Woven throughout the narrative, are allusions, both subtle, overt, and ham-handed to God. It was noted in Todd Alcot's amazing movie blog that the records Gopnik allegedly ordered by mail are anachronisms; they are from the 70's. They are also names for God, and when Larry constantly tells the collection agent, "I don't want Abraxas", basically in symbolic terms, he is rejecting God.
On the other hand, Larry's Rabbi’s are not able to give him much better advice -- is the message that we are on our own; that doing nothing is bad; doing the wrong thing is worse; and no one will say what the right thing is? Perhaps the movie is not quite as dark as all that, but it is certainly the antidote to American Beauty.
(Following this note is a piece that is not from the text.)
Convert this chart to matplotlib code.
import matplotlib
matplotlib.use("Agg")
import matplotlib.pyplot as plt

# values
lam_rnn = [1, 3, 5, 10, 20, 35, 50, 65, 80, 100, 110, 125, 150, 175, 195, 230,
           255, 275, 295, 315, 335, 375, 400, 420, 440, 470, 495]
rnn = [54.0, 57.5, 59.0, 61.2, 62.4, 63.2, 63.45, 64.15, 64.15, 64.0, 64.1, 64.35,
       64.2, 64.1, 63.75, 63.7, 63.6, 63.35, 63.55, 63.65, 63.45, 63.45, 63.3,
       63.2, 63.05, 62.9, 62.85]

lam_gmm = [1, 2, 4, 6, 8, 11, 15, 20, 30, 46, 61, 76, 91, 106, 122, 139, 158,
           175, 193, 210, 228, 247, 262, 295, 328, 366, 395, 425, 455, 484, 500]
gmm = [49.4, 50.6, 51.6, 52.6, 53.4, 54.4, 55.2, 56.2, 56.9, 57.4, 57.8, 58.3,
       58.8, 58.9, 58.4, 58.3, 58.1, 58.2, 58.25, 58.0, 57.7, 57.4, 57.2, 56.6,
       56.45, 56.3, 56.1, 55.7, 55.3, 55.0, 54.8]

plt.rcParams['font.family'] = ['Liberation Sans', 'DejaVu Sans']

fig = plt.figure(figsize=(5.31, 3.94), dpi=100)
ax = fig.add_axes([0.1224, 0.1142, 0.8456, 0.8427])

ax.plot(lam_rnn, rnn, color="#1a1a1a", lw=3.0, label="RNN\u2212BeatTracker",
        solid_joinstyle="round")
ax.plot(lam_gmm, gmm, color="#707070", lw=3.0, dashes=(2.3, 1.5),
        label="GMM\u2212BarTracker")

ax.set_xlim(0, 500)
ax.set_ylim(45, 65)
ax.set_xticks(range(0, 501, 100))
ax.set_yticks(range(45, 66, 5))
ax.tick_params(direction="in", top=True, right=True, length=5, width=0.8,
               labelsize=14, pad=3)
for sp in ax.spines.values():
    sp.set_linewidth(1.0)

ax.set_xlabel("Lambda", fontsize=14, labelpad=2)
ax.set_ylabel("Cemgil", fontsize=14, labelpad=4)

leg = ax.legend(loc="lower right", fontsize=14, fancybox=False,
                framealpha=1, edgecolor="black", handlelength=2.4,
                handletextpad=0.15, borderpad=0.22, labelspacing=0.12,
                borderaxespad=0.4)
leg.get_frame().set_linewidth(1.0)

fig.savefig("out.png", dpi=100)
If there is nothing redeeming in the fictional terms of the narrative, there is something redeeming in the structure of it -- the pacing, the ominous beats before each "Rabbi scene", and the interwoven sense of uncertainty that almost and perhaps every character shares is pure craftsmanship. The performances are all dead on, although it is unfortunate that the characters are for the most part unsympathetic and one dimensional. Even the main character, Larry (Michael Stuhlbarg), while sympathetic, is not all that interesting. The sense of the next shoe waiting to drop over and over is palpable and unpleasant.
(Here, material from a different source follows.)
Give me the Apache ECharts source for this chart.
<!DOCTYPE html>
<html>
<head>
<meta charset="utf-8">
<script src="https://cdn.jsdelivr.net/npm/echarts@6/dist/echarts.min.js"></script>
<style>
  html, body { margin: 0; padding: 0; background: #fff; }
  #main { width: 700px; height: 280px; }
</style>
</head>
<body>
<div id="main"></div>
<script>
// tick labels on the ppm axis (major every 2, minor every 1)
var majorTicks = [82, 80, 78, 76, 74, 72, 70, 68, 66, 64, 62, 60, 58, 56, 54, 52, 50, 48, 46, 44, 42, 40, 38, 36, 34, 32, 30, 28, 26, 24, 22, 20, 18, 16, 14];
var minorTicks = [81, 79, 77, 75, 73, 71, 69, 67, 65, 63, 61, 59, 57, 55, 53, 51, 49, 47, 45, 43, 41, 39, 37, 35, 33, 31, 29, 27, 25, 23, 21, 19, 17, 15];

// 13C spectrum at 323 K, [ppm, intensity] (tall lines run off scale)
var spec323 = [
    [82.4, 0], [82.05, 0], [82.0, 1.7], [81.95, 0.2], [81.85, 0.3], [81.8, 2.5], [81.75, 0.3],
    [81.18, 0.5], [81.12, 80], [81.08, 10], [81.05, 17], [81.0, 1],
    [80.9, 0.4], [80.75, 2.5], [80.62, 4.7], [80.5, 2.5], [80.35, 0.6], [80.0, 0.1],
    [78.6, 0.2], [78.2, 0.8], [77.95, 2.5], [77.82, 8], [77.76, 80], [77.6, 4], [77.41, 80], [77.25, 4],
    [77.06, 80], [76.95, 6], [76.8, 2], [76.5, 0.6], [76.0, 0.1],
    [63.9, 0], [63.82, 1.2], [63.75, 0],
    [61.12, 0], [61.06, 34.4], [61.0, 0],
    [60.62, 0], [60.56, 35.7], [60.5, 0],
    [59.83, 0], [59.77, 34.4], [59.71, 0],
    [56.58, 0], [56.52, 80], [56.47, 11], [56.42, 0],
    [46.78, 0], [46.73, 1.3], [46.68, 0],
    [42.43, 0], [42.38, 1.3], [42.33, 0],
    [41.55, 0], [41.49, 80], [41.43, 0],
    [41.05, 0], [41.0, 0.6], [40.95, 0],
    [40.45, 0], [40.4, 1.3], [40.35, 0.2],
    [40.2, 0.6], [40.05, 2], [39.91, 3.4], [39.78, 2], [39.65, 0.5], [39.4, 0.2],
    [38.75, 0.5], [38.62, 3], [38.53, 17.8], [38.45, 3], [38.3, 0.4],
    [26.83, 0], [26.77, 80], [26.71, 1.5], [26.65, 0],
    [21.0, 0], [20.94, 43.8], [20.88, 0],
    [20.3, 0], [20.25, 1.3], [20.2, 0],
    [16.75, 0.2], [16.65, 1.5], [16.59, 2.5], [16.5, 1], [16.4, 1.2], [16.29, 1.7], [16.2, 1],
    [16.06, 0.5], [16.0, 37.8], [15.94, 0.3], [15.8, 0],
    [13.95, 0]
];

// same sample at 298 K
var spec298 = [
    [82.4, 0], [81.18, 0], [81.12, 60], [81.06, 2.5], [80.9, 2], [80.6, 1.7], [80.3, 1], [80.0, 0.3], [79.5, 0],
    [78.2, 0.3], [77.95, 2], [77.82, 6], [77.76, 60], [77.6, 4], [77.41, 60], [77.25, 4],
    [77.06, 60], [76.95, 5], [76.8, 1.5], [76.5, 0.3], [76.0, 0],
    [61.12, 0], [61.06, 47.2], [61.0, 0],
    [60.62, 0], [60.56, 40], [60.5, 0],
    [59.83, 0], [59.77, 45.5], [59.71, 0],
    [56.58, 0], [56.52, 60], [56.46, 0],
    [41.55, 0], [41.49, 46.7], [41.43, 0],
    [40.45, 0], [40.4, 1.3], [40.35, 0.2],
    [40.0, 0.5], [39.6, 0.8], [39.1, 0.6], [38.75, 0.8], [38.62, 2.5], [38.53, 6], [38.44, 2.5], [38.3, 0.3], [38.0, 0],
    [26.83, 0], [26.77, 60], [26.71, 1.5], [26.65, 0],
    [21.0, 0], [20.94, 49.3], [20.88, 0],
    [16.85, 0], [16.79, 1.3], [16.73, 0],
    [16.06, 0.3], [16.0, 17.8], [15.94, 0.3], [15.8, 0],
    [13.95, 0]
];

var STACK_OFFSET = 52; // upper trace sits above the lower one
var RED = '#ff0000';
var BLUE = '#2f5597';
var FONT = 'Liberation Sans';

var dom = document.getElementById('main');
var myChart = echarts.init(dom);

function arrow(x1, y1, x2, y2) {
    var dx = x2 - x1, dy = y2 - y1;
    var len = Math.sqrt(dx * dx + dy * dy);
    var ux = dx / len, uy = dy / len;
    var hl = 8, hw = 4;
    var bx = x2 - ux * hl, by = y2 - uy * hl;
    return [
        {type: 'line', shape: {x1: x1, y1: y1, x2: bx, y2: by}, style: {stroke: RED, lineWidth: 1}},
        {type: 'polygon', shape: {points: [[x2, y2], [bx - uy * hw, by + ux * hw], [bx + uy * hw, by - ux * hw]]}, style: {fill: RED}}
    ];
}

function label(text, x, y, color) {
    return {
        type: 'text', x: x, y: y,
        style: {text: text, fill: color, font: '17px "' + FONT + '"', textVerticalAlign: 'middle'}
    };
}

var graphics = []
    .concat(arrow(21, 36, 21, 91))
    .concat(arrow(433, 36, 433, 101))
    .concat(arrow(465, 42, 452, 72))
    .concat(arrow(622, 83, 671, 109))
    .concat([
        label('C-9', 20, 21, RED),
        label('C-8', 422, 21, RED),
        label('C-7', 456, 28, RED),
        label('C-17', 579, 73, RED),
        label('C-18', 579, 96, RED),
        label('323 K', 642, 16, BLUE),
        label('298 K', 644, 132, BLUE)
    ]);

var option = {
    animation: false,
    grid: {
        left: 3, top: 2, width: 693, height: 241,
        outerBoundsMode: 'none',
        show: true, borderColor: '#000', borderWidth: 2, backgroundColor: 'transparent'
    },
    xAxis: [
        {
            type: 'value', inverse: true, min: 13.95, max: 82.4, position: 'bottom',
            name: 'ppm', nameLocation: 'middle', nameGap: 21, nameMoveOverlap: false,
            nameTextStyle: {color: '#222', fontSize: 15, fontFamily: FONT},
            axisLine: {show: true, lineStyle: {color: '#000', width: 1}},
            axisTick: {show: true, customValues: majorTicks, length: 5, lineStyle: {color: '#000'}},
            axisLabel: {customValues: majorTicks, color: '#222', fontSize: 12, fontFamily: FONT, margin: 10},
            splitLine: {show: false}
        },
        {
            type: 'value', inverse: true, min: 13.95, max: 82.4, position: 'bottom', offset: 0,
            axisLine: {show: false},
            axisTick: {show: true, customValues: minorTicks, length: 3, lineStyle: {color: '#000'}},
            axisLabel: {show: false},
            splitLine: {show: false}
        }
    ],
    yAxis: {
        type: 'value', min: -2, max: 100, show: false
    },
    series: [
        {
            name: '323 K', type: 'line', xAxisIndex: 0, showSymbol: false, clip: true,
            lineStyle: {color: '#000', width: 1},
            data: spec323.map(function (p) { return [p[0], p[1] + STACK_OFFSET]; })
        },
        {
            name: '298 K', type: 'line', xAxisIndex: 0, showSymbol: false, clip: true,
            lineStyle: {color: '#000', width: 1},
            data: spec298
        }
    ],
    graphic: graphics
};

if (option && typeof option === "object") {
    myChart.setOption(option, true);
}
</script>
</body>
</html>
Kabalistic mysticism is rich material for fiction, and where A Serious Man touches on it, it is interesting and never resolved. Where it incorporates it, it is subtle, and once again never resolved. In the end though, I do think it is clear that A Serious Man never intends to give us revelation. In real life, we do not get the answers, so how can a movie give those to us? On the other hand, the result is an expertly delivered window into someone's suffering at the hands of not 'the universe', but rather 'the script writers'.
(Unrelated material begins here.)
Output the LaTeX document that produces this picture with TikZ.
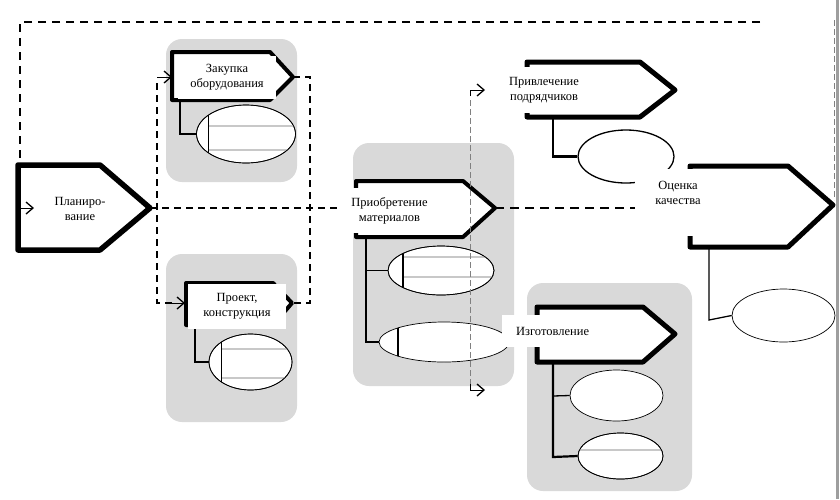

In the universe of A Serious Man, there may or may not be a God that visits darkness on Larry, a good man in the model of Job; but in the audience's chair, there certainly is in the script itself. I don't believe that I am 'owed' anything in terms of an explanation, but I also do not buy that there was a reason for Larry's predicaments being ambiguous. It is just that Joel and Ethan Coen do not intend to tell us what it was. To be fair though, perhaps they never figured it out in a highly articulated manner themselves, but they must have some view on how deserving Larry was of his fate.
I am reminded, as I said above, of Kafka's works: The Trial, and The Castle, both of which lead the reader through dark little tunnels of despair and hopelessness with nothing at the end…they are literally unfinished. A Serious Man is complete, but it feels the same way.